How can we bring up God's omnipotence (His all-powerfulness) and try (as we're wont to do) to encapsulate it in as few words as possible? There is practicality in succinctness. If you feel you need to read St. Thomas Aquinas’ Summa Thologica, then by all means. I'll wait right here.
And if you still have a hankering for something that you can't put your finger on, may I suggest the "simplicity of Christ" (2 Corinthians 11:3)? Jesus said that all power in Heaven and earth was given to Him (Matthew 28:18). He said this prior to sending His disciples out on the "great commission", which was to take the Gospel all over the world. It should be understood that the disciples received their power from Jesus, who in turn received His power from His Father. A closed loop. Whenever we partake of God's work in this world, whether it's feeding the homeless in our cities or adopting orphans from Africa, or smiling at someone to show them God's love, it's all from the same power source. From God Himself. The confidence needed to do any of these things—at any stage therein—is the power of God. As much as you need. "Power on earth to forgive sins" (Matthew 9:6). Power to overcome and do whatever God has called you to do. "All things" as Peter wrote. (2 Peter 1:3).
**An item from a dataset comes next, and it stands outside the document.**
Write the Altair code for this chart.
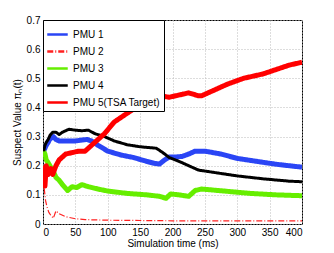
import altair as alt
import pandas as pd

# ---- data ----
t1 = [1, 3, 5, 8, 10, 13, 16, 20, 25, 30, 40, 50, 60, 68, 75, 85, 100, 120, 140, 160, 172, 180, 188, 195, 205, 215, 225, 235, 250, 275, 300, 330, 360, 400]
v1 = [0.25, 0.26, 0.27, 0.28, 0.29, 0.295, 0.30, 0.29, 0.285, 0.285, 0.285, 0.285, 0.288, 0.29, 0.285, 0.27, 0.25, 0.237, 0.228, 0.215, 0.208, 0.206, 0.22, 0.23, 0.23, 0.232, 0.24, 0.25, 0.25, 0.24, 0.225, 0.215, 0.205, 0.195]

t2 = [1, 2, 4, 6, 9, 12, 16, 20, 25, 35, 50, 65, 100, 150, 200, 300, 400]
v2 = [0.16, 0.12, 0.08, 0.06, 0.04, 0.03, 0.02, 0.045, 0.035, 0.025, 0.018, 0.015, 0.013, 0.012, 0.011, 0.011, 0.011]

t3 = [1, 3, 5, 8, 12, 16, 20, 25, 30, 38, 45, 52, 60, 70, 85, 100, 130, 160, 180, 190, 197, 210, 225, 235, 245, 270, 320, 360, 400]
v3 = [0.25, 0.24, 0.22, 0.21, 0.195, 0.18, 0.16, 0.15, 0.135, 0.115, 0.128, 0.125, 0.135, 0.128, 0.12, 0.113, 0.105, 0.1, 0.095, 0.088, 0.103, 0.1, 0.095, 0.115, 0.12, 0.115, 0.105, 0.1, 0.097]

t4 = [1, 3, 5, 8, 11, 15, 20, 25, 30, 40, 50, 60, 70, 80, 95, 110, 130, 150, 175, 185, 195, 210, 225, 240, 270, 300, 340, 380, 400]
v4 = [0.25, 0.27, 0.28, 0.29, 0.305, 0.315, 0.315, 0.307, 0.315, 0.325, 0.322, 0.32, 0.322, 0.31, 0.3, 0.285, 0.272, 0.265, 0.26, 0.245, 0.228, 0.215, 0.2, 0.185, 0.175, 0.165, 0.155, 0.147, 0.145]

t5 = [1, 2, 3, 5, 8, 12, 15, 20, 25, 35, 45, 55, 65, 80, 95, 110, 130, 150, 170, 180, 195, 215, 225, 240, 245, 265, 285, 310, 340, 360, 380, 400]
v5 = [0.2, 0.17, 0.13, 0.2, 0.17, 0.19, 0.17, 0.2, 0.22, 0.24, 0.245, 0.25, 0.25, 0.28, 0.31, 0.35, 0.38, 0.41, 0.43, 0.44, 0.435, 0.445, 0.45, 0.44, 0.44, 0.46, 0.48, 0.5, 0.515, 0.53, 0.545, 0.555]

names = ["PMU 1", "PMU 2", "PMU 3", "PMU 4", "PMU 5(TSA Target)"]
colors = ["#2a45f5", "#ff2020", "#66ee00", "#000000", "#ff0000"]
widths = [5, 1.2, 5, 3, 5]
dashes = [[1, 0], [6, 2, 1, 2], [1, 0], [1, 0], [1, 0]]
series_t = [t1, t2, t3, t4, t5]
series_v = [v1, v2, v3, v4, v5]

font = "Liberation Sans"

x = alt.X("t:Q", title="Simulation time (ms)",
          scale=alt.Scale(domain=[0, 400], nice=False),
          axis=alt.Axis(values=list(range(0, 401, 50)), grid=True, ticks=False,
                        labelPadding=3, titlePadding=1))
y = alt.Y("v:Q", title="Suspect Value πₙ(t)",
          scale=alt.Scale(domain=[0, 0.7], nice=False),
          axis=alt.Axis(values=[i / 10 for i in range(8)], format=".1~f", grid=True,
                        ticks=False, labelPadding=3, titlePadding=4))

color = alt.Color("series:N", scale=alt.Scale(domain=names, range=colors),
                  legend=alt.Legend(title=None, orient="top-left", offset=0,
                                    symbolType="stroke", symbolSize=420,
                                    symbolStrokeWidth=2.5,
                                    labelFontSize=10, labelFont=font,
                                    rowPadding=-8, padding=3,
                                    strokeColor="#000000", fillColor="#ffffff",
                                    labelLimit=200))
dash = alt.StrokeDash("series:N", scale=alt.Scale(domain=names, range=dashes))

layers = []
for name, ts, vs, w in zip(names, series_t, series_v, widths):
    d = pd.DataFrame({"series": name, "t": ts, "v": vs})
    layers.append(
        alt.Chart(d).mark_line(clip=True, strokeJoin="round", strokeWidth=w).encode(
            x=x, y=y, color=color, strokeDash=dash, order=alt.Order("t:Q")
        )
    )

chart = alt.layer(*layers).properties(
    width=259, height=204,
    autosize=alt.AutoSizeParams(type="none"),
    padding={"left": 35, "top": 12, "right": 24, "bottom": 25},
).configure_view(
    stroke="#000000", strokeWidth=1
).configure_axis(
    labelFont=font, titleFont=font, labelFontSize=10, titleFontSize=10,
    titleFontWeight="normal", labelColor="#000000", titleColor="#000000",
    domain=False, gridColor="#bbbbbb", gridDash=[1, 2], gridWidth=1,
)

chart.save("out.html", embed_options={"renderer": "svg", "actions": False})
"I can do all things through Christ which strengtheneth me." (Philippians 4:13)
Plenipotence is a word you may not hear too often. As opposed to all power which is solely God's, plenipotence is distinct in that it means full power. In other words, all the power you can contain. The more power you need for the task at hand, the better it is. "All power on Heaven and earth" belongs to Jesus and it's ours for the asking. "How shall He not with Him (Jesus, He’s first), also freely give us all things?" (Romans 8:32). Plenipotence is possible.
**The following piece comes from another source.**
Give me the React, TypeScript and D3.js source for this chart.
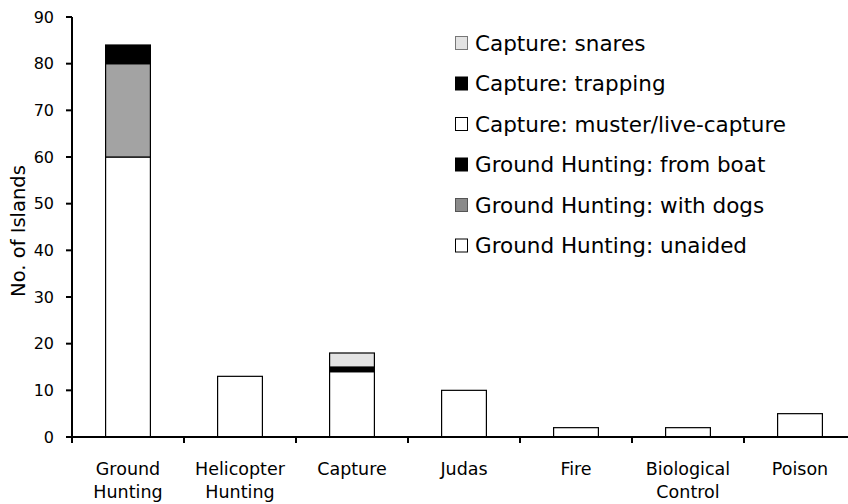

In closing, a closed circuit, or closed loop, means that the power can flow. The appliance can turn on. The more of God's word that we both memorize and meditate upon—like wires and circuitry—the more power we can receive to do God's work in this world.
Unlike a snake that devours its own tail (the Ourobouros of myth) and symbolizing a completed cycle, God’s power is self-perpetuating, in and of Himself. His power is not divorced from His person. Rest in Him.